---------- Dataset excerpt
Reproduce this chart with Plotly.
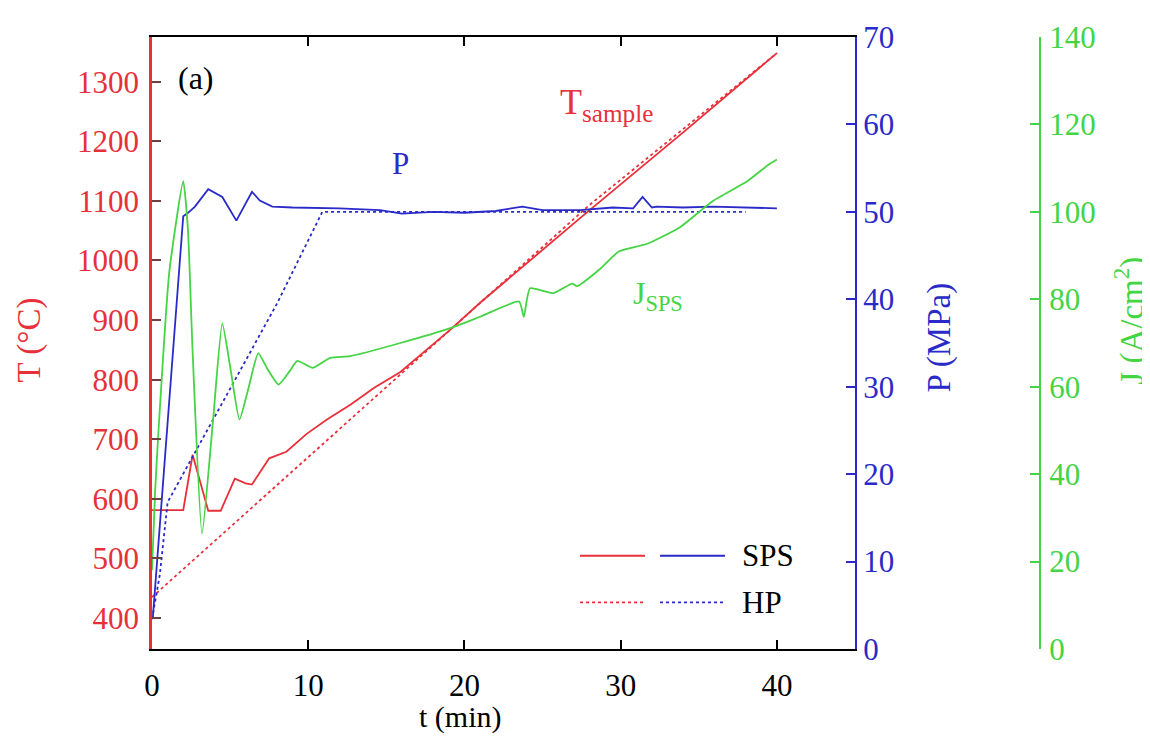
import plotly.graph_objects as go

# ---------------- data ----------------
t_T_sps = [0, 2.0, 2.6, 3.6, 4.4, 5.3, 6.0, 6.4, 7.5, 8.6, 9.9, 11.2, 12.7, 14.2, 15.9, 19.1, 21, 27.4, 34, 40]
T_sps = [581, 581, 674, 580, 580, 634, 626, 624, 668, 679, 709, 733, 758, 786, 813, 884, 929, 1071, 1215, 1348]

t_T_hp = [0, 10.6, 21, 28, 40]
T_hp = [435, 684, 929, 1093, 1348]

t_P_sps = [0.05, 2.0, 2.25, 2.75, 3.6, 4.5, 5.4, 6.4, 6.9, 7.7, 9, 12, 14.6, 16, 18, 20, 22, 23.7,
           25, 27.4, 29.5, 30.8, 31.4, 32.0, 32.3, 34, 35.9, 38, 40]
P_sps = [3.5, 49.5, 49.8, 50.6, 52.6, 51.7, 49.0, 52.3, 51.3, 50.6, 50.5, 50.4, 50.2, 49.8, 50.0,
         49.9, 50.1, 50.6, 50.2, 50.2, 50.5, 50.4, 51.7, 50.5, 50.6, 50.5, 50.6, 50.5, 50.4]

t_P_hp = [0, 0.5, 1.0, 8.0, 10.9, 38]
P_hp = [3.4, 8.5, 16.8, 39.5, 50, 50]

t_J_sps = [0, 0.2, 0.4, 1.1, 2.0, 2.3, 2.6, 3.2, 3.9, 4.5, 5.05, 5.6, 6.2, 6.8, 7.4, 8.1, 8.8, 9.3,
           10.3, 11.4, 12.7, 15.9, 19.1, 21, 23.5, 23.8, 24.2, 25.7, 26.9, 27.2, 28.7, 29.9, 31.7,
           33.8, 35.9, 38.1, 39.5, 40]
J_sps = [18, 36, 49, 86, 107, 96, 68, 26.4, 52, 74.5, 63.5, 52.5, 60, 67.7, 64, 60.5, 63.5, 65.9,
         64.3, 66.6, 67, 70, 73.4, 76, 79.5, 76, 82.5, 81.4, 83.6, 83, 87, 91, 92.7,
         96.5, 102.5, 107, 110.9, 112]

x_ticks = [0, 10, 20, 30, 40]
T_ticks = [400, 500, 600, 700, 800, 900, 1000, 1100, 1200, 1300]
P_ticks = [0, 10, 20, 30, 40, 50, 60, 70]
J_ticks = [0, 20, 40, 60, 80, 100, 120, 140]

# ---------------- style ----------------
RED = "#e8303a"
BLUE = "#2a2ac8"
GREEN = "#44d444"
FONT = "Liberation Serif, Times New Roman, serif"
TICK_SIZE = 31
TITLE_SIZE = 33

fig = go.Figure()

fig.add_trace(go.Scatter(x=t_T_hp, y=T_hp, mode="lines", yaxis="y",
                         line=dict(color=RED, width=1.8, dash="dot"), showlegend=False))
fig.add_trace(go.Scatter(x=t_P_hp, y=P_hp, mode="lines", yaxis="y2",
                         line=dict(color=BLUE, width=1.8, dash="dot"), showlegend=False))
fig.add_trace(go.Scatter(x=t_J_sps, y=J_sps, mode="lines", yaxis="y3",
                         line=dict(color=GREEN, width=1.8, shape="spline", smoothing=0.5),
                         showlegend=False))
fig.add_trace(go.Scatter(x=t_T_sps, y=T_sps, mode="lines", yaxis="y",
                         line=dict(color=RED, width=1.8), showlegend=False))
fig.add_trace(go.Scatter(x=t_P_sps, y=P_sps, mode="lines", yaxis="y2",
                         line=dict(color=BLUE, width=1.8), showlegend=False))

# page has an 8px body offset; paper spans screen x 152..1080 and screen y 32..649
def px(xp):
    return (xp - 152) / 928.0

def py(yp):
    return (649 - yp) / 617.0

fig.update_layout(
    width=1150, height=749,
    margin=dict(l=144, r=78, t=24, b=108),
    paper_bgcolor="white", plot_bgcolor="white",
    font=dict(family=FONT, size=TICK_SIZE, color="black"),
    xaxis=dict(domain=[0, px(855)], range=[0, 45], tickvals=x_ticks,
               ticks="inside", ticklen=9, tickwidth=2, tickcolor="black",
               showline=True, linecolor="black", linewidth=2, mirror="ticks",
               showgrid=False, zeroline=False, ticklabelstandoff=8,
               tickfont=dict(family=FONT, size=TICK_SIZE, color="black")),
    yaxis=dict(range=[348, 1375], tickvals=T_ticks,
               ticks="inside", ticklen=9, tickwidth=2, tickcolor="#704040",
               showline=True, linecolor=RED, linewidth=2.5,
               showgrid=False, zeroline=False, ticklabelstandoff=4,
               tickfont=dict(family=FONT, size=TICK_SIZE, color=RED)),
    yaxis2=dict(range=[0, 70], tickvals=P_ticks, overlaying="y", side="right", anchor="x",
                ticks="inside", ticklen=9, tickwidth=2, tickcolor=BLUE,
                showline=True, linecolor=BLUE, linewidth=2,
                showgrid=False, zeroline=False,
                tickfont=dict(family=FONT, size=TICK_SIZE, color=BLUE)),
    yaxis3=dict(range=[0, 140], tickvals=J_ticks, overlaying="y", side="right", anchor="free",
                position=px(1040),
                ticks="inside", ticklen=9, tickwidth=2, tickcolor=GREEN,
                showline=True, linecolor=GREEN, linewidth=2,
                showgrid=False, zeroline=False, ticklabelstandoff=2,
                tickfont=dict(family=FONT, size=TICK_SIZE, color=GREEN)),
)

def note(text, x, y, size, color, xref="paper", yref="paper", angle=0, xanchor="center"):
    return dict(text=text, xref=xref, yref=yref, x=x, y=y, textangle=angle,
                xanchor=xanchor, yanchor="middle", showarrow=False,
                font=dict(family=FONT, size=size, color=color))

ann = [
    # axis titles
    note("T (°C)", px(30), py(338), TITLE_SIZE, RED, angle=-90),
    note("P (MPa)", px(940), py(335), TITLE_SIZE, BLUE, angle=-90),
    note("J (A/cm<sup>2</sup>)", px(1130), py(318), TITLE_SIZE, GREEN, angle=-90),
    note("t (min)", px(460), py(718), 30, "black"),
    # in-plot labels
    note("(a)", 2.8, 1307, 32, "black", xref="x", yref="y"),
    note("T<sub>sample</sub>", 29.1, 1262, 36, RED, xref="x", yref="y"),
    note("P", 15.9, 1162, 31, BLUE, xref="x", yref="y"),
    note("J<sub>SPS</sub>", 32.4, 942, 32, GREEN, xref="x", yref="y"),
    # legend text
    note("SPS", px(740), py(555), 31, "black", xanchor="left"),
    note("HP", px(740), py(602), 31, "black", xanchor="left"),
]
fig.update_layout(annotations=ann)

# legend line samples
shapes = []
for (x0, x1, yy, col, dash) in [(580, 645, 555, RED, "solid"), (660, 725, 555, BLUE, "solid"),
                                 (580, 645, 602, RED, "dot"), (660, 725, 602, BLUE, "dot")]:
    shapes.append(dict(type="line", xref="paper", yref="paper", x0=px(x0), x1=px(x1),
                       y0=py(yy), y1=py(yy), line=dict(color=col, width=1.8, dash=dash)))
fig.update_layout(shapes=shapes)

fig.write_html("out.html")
--------------------
:: Task prompt ::
Write out exactly the lines between the start of the data and the line with "1071, 1215, 1348]", including both, but none of the pictures.

:: Finished exercise ::
Reproduce this chart with Plotly.
import plotly.graph_objects as go

# ---------------- data ----------------
t_T_sps = [0, 2.0, 2.6, 3.6, 4.4, 5.3, 6.0, 6.4, 7.5, 8.6, 9.9, 11.2, 12.7, 14.2, 15.9, 19.1, 21, 27.4, 34, 40]
T_sps = [581, 581, 674, 580, 580, 634, 626, 624, 668, 679, 709, 733, 758, 786, 813, 884, 929, 1071, 1215, 1348]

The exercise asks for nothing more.